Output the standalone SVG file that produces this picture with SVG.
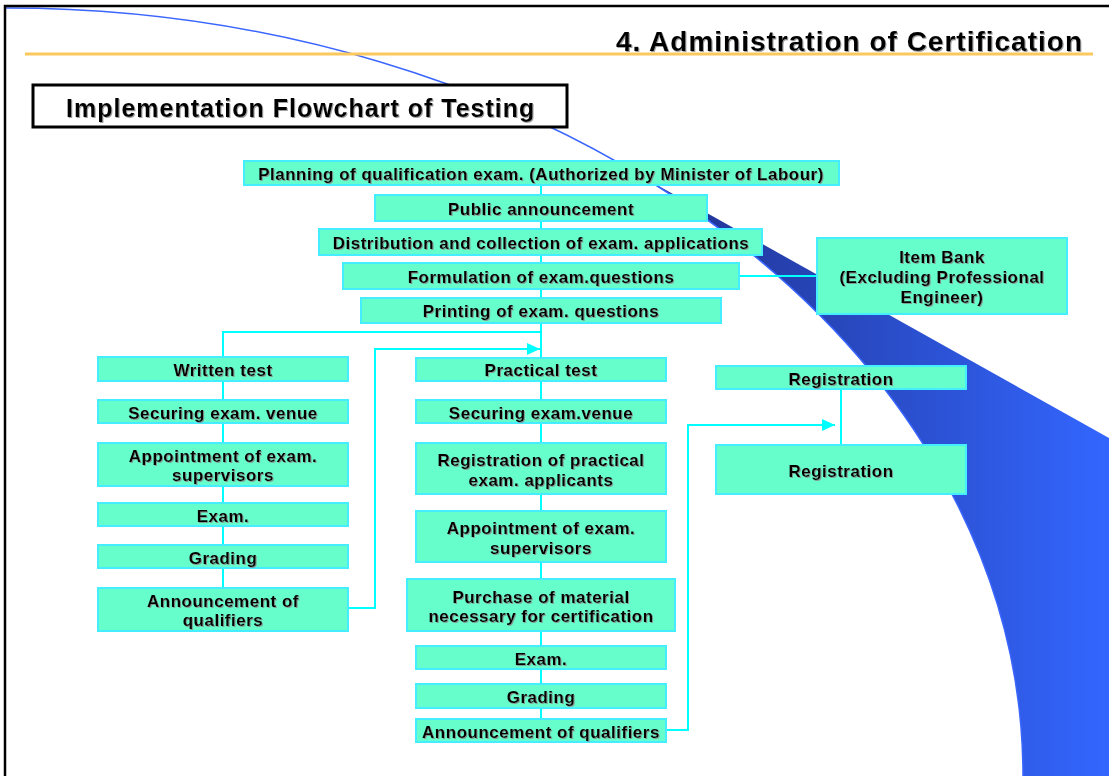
<svg xmlns="http://www.w3.org/2000/svg" width="1109" height="776" viewBox="0 0 1109 776">
  <defs>
    <linearGradient id="swooshFill" gradientUnits="userSpaceOnUse" x1="700" y1="0" x2="1109" y2="0">
      <stop offset="0" stop-color="#22379a"/>
      <stop offset="1" stop-color="#3366ff"/>
    </linearGradient>
    <filter id="shadow" x="-5%" y="-20%" width="110%" height="140%">
      <feDropShadow dx="1" dy="1" stdDeviation="0.4" flood-color="#888888" flood-opacity="0.8"/>
    </filter>
    <marker id="arrow" markerUnits="userSpaceOnUse" markerWidth="14" markerHeight="12" refX="13" refY="6" orient="auto">
      <path d="M0,0 L13,6 L0,12 Z" fill="#00ffff"/>
    </marker>
    <style>
      .box { fill: #66ffcc; stroke: #44eeff; stroke-width: 2; }
      .lbl { font-family: "Liberation Sans", Arial, sans-serif; font-weight: bold; font-size: 17px; letter-spacing: 0.5px; fill: #000000; text-anchor: middle; filter: url(#shadow); }
      .wire { fill: none; stroke: #00ffff; stroke-width: 2; }
      .head { font-family: "Liberation Sans", Arial, sans-serif; font-weight: bold; fill: #000000; letter-spacing: 1px; filter: url(#shadow); }
    </style>
  </defs>

  <rect width="1109" height="776" fill="#ffffff"/>

  <!-- background decoration: blue swoosh and thin arc -->
  <g id="backdrop">
    <path d="M640,175.5 L1109,438 L1109,776 L1023,776 A1017 768 0 0 0 640,175.5 Z" fill="url(#swooshFill)"/>
    <path d="M6,8 A1017 768 0 0 1 1023,776" fill="none" stroke="#3a66ff" stroke-width="1.5"/>
    <path d="M5,776 V6 H1109" fill="none" stroke="#000000" stroke-width="2.5"/>
    <line x1="25" y1="54" x2="1093" y2="54" stroke="#fbc85e" stroke-width="3"/>
  </g>

  <!-- page heading -->
  <g id="heading">
    <text class="head" x="1083" y="51" font-size="28" text-anchor="end">4. Administration of Certification</text>
  </g>

  <g id="title">
    <rect x="33" y="85" width="534" height="42" fill="#ffffff" stroke="#000000" stroke-width="3"/>
    <text class="head" x="66" y="117" font-size="25">Implementation Flowchart of Testing</text>
  </g>

  <!-- connectors -->
  <g id="connectors">
    <path class="wire" d="M541,185 V719"/>
    <path class="wire" d="M541,332 H223 V588"/>
    <path class="wire" d="M348,608 H375 V349 H540" marker-end="url(#arrow)"/>
    <path class="wire" d="M666,730 H688 V425 H835" marker-end="url(#arrow)"/>
    <path class="wire" d="M739,276 H817"/>
    <path class="wire" d="M841,389 V445"/>
  </g>

  <!-- common stages -->
  <g id="n-planning">
    <rect class="box" x="244" y="161" width="595" height="24"/>
    <text class="lbl" x="541" y="180">Planning of qualification exam. (Authorized by Minister of Labour)</text>
  </g>
  <g id="n-public">
    <rect class="box" x="375" y="195" width="332" height="26"/>
    <text class="lbl" x="541" y="215">Public announcement</text>
  </g>
  <g id="n-distribution">
    <rect class="box" x="319" y="229" width="443" height="26"/>
    <text class="lbl" x="541" y="249">Distribution and collection of exam. applications</text>
  </g>
  <g id="n-formulation">
    <rect class="box" x="343" y="263" width="396" height="26"/>
    <text class="lbl" x="541" y="283">Formulation of exam.questions</text>
  </g>
  <g id="n-printing">
    <rect class="box" x="361" y="298" width="360" height="25"/>
    <text class="lbl" x="541" y="317">Printing of exam. questions</text>
  </g>
  <g id="n-itembank">
    <rect class="box" x="817" y="238" width="250" height="76"/>
    <text class="lbl" x="942" y="263">Item Bank</text>
    <text class="lbl" x="942" y="283">(Excluding Professional</text>
    <text class="lbl" x="942" y="303">Engineer)</text>
  </g>

  <!-- written test column -->
  <g id="n-written">
    <rect class="box" x="98" y="357" width="250" height="24"/>
    <text class="lbl" x="223" y="376">Written test</text>
  </g>
  <g id="n-w-venue">
    <rect class="box" x="98" y="400" width="250" height="23"/>
    <text class="lbl" x="223" y="418.5">Securing exam. venue</text>
  </g>
  <g id="n-w-supervisors">
    <rect class="box" x="98" y="443" width="250" height="43"/>
    <text class="lbl" x="223" y="461.5">Appointment of exam.</text>
    <text class="lbl" x="223" y="481">supervisors</text>
  </g>
  <g id="n-w-exam">
    <rect class="box" x="98" y="503" width="250" height="23"/>
    <text class="lbl" x="223" y="521.5">Exam.</text>
  </g>
  <g id="n-w-grading">
    <rect class="box" x="98" y="545" width="250" height="23"/>
    <text class="lbl" x="223" y="563.5">Grading</text>
  </g>
  <g id="n-w-announce">
    <rect class="box" x="98" y="588" width="250" height="43"/>
    <text class="lbl" x="223" y="606.5">Announcement of</text>
    <text class="lbl" x="223" y="626">qualifiers</text>
  </g>

  <!-- practical test column -->
  <g id="n-practical">
    <rect class="box" x="416" y="358" width="250" height="23"/>
    <text class="lbl" x="541" y="376">Practical test</text>
  </g>
  <g id="n-p-venue">
    <rect class="box" x="416" y="400" width="250" height="23"/>
    <text class="lbl" x="541" y="418.5">Securing exam.venue</text>
  </g>
  <g id="n-p-registration">
    <rect class="box" x="416" y="443" width="250" height="51"/>
    <text class="lbl" x="541" y="465.5">Registration of practical</text>
    <text class="lbl" x="541" y="485.5">exam. applicants</text>
  </g>
  <g id="n-p-supervisors">
    <rect class="box" x="416" y="511" width="250" height="51"/>
    <text class="lbl" x="541" y="534">Appointment of exam.</text>
    <text class="lbl" x="541" y="553.5">supervisors</text>
  </g>
  <g id="n-p-purchase">
    <rect class="box" x="407" y="579" width="268" height="52"/>
    <text class="lbl" x="541" y="602.5">Purchase of material</text>
    <text class="lbl" x="541" y="622">necessary for certification</text>
  </g>
  <g id="n-p-exam">
    <rect class="box" x="416" y="646" width="250" height="23"/>
    <text class="lbl" x="541" y="665">Exam.</text>
  </g>
  <g id="n-p-grading">
    <rect class="box" x="416" y="684" width="250" height="24"/>
    <text class="lbl" x="541" y="703">Grading</text>
  </g>
  <g id="n-p-announce">
    <rect class="box" x="416" y="719" width="250" height="23"/>
    <text class="lbl" x="541" y="738">Announcement of qualifiers</text>
  </g>

  <!-- registration column -->
  <g id="n-registration-1">
    <rect class="box" x="716" y="366" width="250" height="23"/>
    <text class="lbl" x="841" y="384.5">Registration</text>
  </g>
  <g id="n-registration-2">
    <rect class="box" x="716" y="445" width="250" height="49"/>
    <text class="lbl" x="841" y="477">Registration</text>
  </g>
</svg>
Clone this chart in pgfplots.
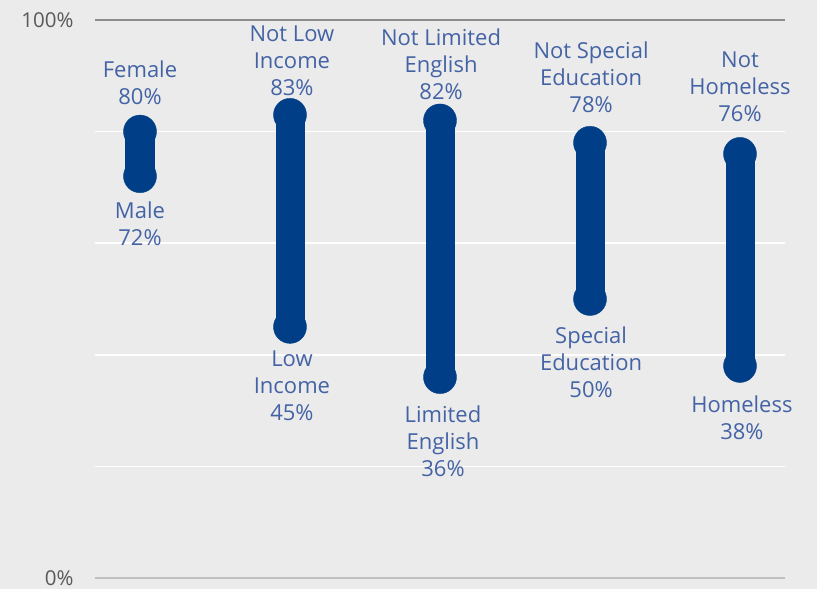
\documentclass[border=0pt]{standalone}
\usepackage{pgfplots}
\pgfplotsset{compat=1.18}
\usepackage{fontspec}
\setmainfont{Open Sans}
\definecolor{bg}{HTML}{EBEBEB}
\definecolor{navy}{HTML}{003F87}
\definecolor{lbl}{HTML}{4463A5}
\definecolor{tk}{HTML}{595959}
\tikzset{lab/.style={font=\fontsize{22}{27}\selectfont, text=lbl, align=center, inner sep=0pt}}
\begin{document}
\begin{tikzpicture}[x=1pt,y=1pt]
\fill[bg] (0,0) rectangle (817,589);
\begin{axis}[at={(95pt,11pt)}, anchor=south west, scale only axis,
  width=690pt, height=558pt, xmin=-0.3, xmax=4.3, ymin=0, ymax=100,
  axis line style={draw=none}, major tick length=0pt, clip=false,
  xtick=\empty, ytick={20,40,60,80}, yticklabels={},
  ymajorgrids, grid style={white, line width=1.5pt},
  extra y ticks={0,100}, extra y tick labels={0\%,100\%},
  extra y tick style={ymajorgrids=false},
  yticklabel style={font=\fontsize{20.5}{23}\selectfont, text=tk, anchor=east, xshift=-18pt},
]
\addplot[color=black!45, line width=1.5pt, forget plot] coordinates {(-0.3,100)(4.3,100)};
\addplot[color=black!25, line width=2pt, forget plot] coordinates {(-0.3,0)(4.3,0)};
\addplot[navy, line width=29pt, forget plot] coordinates {(0,72)(0,80)};
\addplot[navy, line width=29pt, forget plot] coordinates {(1,45)(1,83)};
\addplot[navy, line width=29pt, forget plot] coordinates {(2,36)(2,82)};
\addplot[navy, line width=29pt, forget plot] coordinates {(3,50)(3,78)};
\addplot[navy, line width=29pt, forget plot] coordinates {(4,38)(4,76)};
\addplot[only marks, mark=*, mark size=16.5pt, mark options={draw=navy, fill=navy}]
  coordinates {(0,72)(0,80)(1,45)(1,83)(2,36)(2,82)(3,50)(3,78)(4,38)(4,76)};
\node[lab] at (axis cs:0,88.71) {Female\\80\%};
\node[lab] at (axis cs:0,63.44) {Male\\72\%};
\node[lab] at (axis cs:1.013,92.65) {Not Low\\Income\\83\%};
\node[lab] at (axis cs:1.013,34.41) {Low\\Income\\45\%};
\node[lab] at (axis cs:2.007,92.11) {Not Limited\\English\\82\%};
\node[lab] at (axis cs:2.02,24.55) {Limited\\English\\36\%};
\node[lab] at (axis cs:3.007,89.78) {Not Special\\Education\\78\%};
\node[lab] at (axis cs:3.007,38.71) {Special\\Education\\50\%};
\node[lab] at (axis cs:4,87.99) {Not\\Homeless\\76\%};
\node[lab] at (axis cs:4.013,28.67) {Homeless\\38\%};
\end{axis}
\end{tikzpicture}
\end{document}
..............................
■ **WORK TO COMPLETE**:
Filter the entries and copy out every line with the word "standalone".

■ **RESPONSE TO THE TASK**:
Output the standalone SVG file that produces this picture with SVG.
\documentclass[border=0pt]{standalone}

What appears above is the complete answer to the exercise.